President Joe Biden speaks before signing an executive order aimed at promoting competition in the economy, in the State Dining Room of the White House on Friday, July 9, 2021, in Washington.

Evan Vucci, Associated Press

President Joe Biden will sign an expansive executive order Friday that, the White House says, encourages economic competition and will help American families.

The president’s directive, titled “Promoting Competition in the American Economy,” will include 72 initiatives aimed at tackling anti-competition practices by large businesses — to include the tech and health care industries, among others — and will either direct or encourage upward of a dozen agencies to develop policies supporting Biden’s new guidance.

  • “That lack of competition drives up prices for consumers. As fewer large players have controlled more of the market, mark-ups (charges over cost) have tripled,” the White House said in a fact sheet it published ahead of Biden’s actual signing of the order.  
  • “Families are paying higher prices for necessities — things like prescription drugs, hearing aids, and internet service,” the statement adds.

What’s in Biden’s economic competition order?

The sweeping order directs agencies to “vigorously” focus their antitrust enforcement on labor, agriculture and health care markets and also tech companies and includes analyzing mergers that happened during the Trump administration, according to the White House’s fact sheet.

Can Biden foster economic competition with an executive order?

The directive comes as the Biden administration embraces “warnings by some economists that declining competition is hobbling the economy’s vitality, raising prices and reducing choices for consumers in key areas, while dampening pay and restricting freedom to change jobs for workers,” The New York Times reported.

  • The executive order alone will not be enough combat the decline of economic competition and the Biden administration will need to work with a narrowly divided Congress if it hopes to have more success than the former President Donald Trump White House did with their own, similar orders, experts told The New York Times.
  • White House officials acknowledged to the Times the limitations of the directive, but added that the administration had chosen to take some actions to jumpstart competition.

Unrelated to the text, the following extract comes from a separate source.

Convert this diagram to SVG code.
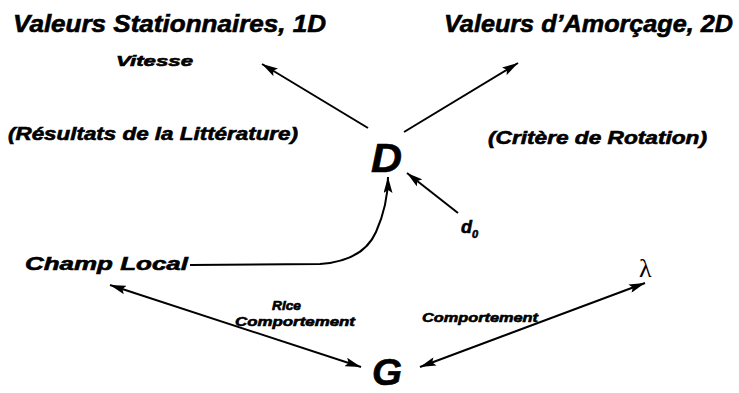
<svg xmlns="http://www.w3.org/2000/svg" width="739" height="393" viewBox="0 0 739 393">
<style>
text{font-family:"Liberation Sans",Arial,sans-serif;font-weight:bold;font-style:italic;fill:#000;stroke:#000;stroke-width:0.6}
.ln{stroke:#000;stroke-width:2;fill:none}
</style>
<defs>
<marker id="ah" viewBox="0 0 16 9" refX="16" refY="4.5" markerWidth="16" markerHeight="9" markerUnits="userSpaceOnUse" orient="auto-start-reverse">
<path d="M0,0 L16,4.5 L0,9 L3,4.5 Z" fill="#000"/>
</marker>
</defs>
<rect width="739" height="393" fill="#fff"/>
<g id="n-stationnaires"><text x="13" y="32" font-size="24" textLength="313" lengthAdjust="spacingAndGlyphs">Valeurs Stationnaires, 1D</text></g>
<g id="n-vitesse"><text x="116" y="66" font-size="15" textLength="77" lengthAdjust="spacingAndGlyphs">Vitesse</text></g>
<g id="n-litterature"><text x="8" y="140" font-size="18" textLength="290" lengthAdjust="spacingAndGlyphs">(Résultats de la Littérature)</text></g>
<g id="n-amorcage"><text x="444" y="32" font-size="24" textLength="289" lengthAdjust="spacingAndGlyphs">Valeurs d’Amorçage, 2D</text></g>
<g id="n-critere"><text x="488" y="144" font-size="18" textLength="219" lengthAdjust="spacingAndGlyphs">(Critère de Rotation)</text></g>
<g id="n-D"><text x="371" y="172" font-size="40" textLength="31" lengthAdjust="spacingAndGlyphs">D</text></g>
<g id="n-d0"><text x="461" y="233" font-size="18">d<tspan font-size="11" dy="5">0</tspan></text></g>
<g id="n-champ"><text x="25" y="270" font-size="19" textLength="163" lengthAdjust="spacingAndGlyphs">Champ Local</text></g>
<g id="n-lambda"><text x="639" y="277" font-size="26" style="font-family:'Liberation Serif',serif;font-style:normal;font-weight:normal;stroke:none">λ</text></g>
<g id="n-G"><text x="372" y="385" font-size="37" textLength="30" lengthAdjust="spacingAndGlyphs">G</text></g>
<g id="connectors">
<line class="ln" x1="368" y1="128" x2="262" y2="64" marker-end="url(#ah)"/>
<line class="ln" x1="404" y1="132" x2="518" y2="63" marker-end="url(#ah)"/>
<line class="ln" x1="458" y1="213" x2="407" y2="173" marker-end="url(#ah)"/>
<path class="ln" d="M190,265 L320,264 C350,262 368,250 376,232 C384,214 388,198 388,177" marker-end="url(#ah)"/>
<line class="ln" x1="110" y1="285" x2="361" y2="367" marker-start="url(#ah)" marker-end="url(#ah)"/>
<line class="ln" x1="645" y1="283" x2="420" y2="367" marker-start="url(#ah)" marker-end="url(#ah)"/>
<text x="272" y="310" font-size="12" textLength="29" lengthAdjust="spacingAndGlyphs">Rice</text>
<text x="235" y="326" font-size="13" textLength="120" lengthAdjust="spacingAndGlyphs">Comportement</text>
<text x="422" y="322" font-size="13" textLength="116" lengthAdjust="spacingAndGlyphs">Comportement</text>
</g>
</svg>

Sen. Amy Klobuchar, the chairwoman of the Senate Judiciary Subcommittee on Competition Policy, Antitrust, and Consumer Right, said on Twitter Friday that Biden’s directive was “groundbreaking” and would “help restore competition & build an economy that works for all Americans.”

  • “We must address America’s monopoly problem by reimagining what the government can do to promote competition,” the Democratic senator from Minnesota said in the tweet.